Practiced web scraping by collecting and preparing all African BBC country profiles via BBC Country Profiles using Python, then importing them into PowerBI to clean and turn into a timeline visual.
For country profiles page http://news.bbc.co.uk/2/hi/country_profiles/default.stm
Each country profile link is stored in data/tl_links.csv
final_timeline.csv is a table of all the events that occurred from each countries:
Columns
| Column | Example | Data Type |
|---|---|---|
| EventID | 1 | Number |
| EventYear | c. 600BC | Text |
| EventDescription | Carthaginians expand settlements along the North African coast. | Text |
| CountryName | Algeria | Text |
| EventLink | http://news.bbc.co.uk/1/hi/world/middle_east/country_profiles/790556.stm | Text |
| CountryID | DZ | Text |
| ConvertedYear | -600 | Number |
cids.csv is a table mapping each country to their unique ids:
| Column | Example | Data Type |
|---|---|---|
| CountryID | DZ | Text |
| CountryName | Algeria | Text |
tl_links.csv contains all country profile links and their corresponding countries:
| Column | Example | Data Type |
|---|---|---|
| CountryName | DZ | Text |
| Links | http://news.bbc.co.uk/1/hi/world/middle_east/country_profiles/790556.stm | Text |
I resolved the 19 remaining errors manually in Excel, then created a year table based on the corrected dataset from final_timeline.csv in Power BI.

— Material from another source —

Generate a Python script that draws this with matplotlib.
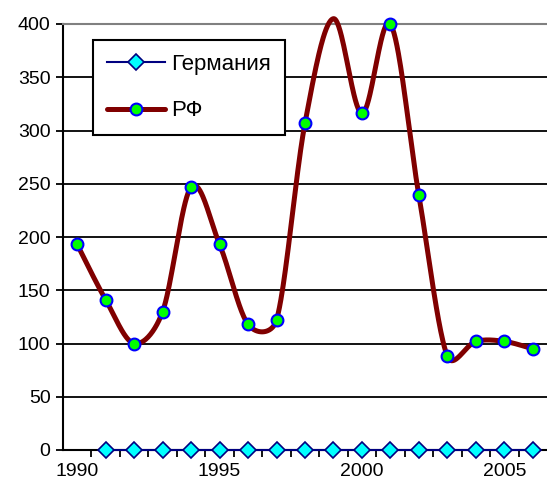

| Column | Example | Data Type |
|---|---|---|
| ConvertedYear | -399.0 | Number |
fill_cids.py for fixing missing country ids in the timeline table. The output from this is updated_timeline_v2.csv
fix_century.py for fixing any wrong year integer with 'EventYear' that contains the text 'century'. The output from this is final_timeline.csv
fix_missing_links.py for fixing missing links. Missing links were in other columns. This script went to each row and shifted three values three times so the links eventually got to their right columns. Output for this was updated_timeline_v3.csv
fix_years.py create a column to convert string event year into integers. The output from this is updated_timeline.csv
get_all_events.py for collecting all events on each country profile webpage using the get_links.py data generator output data/raw_timeline.csv to run a scrape timeline data function for each link in the table.
get_links.py for collecting all links associated with the continent. Some African countries were listed as Middle Eastern, so we customized the code to assure to collected all data from all African countries by comparing them to our make_cid.py data generator output data/cids.csv.
make_cid.py for listing all country names and ids associated with the continent. We used two lists to create the table.
merge_event_cid.py for merging get_all_events.py output data/raw_timeline.csv with make_cid.py output data/cids.csv via a left join. This assigned the correct country ids with the correct country names.
├───data
│ ├───cleaned_data
│ └───old_data
├───images
├───power_bi
└───scripts
README.md
This diagram overs the number of events in each year, it has a slicer for the user to view country group, and it has a pike chart for each country.
I did more manual editing on the datasets in Power Query editor, especially in the EventYear and ConvertedYear columns of the timeline dataset.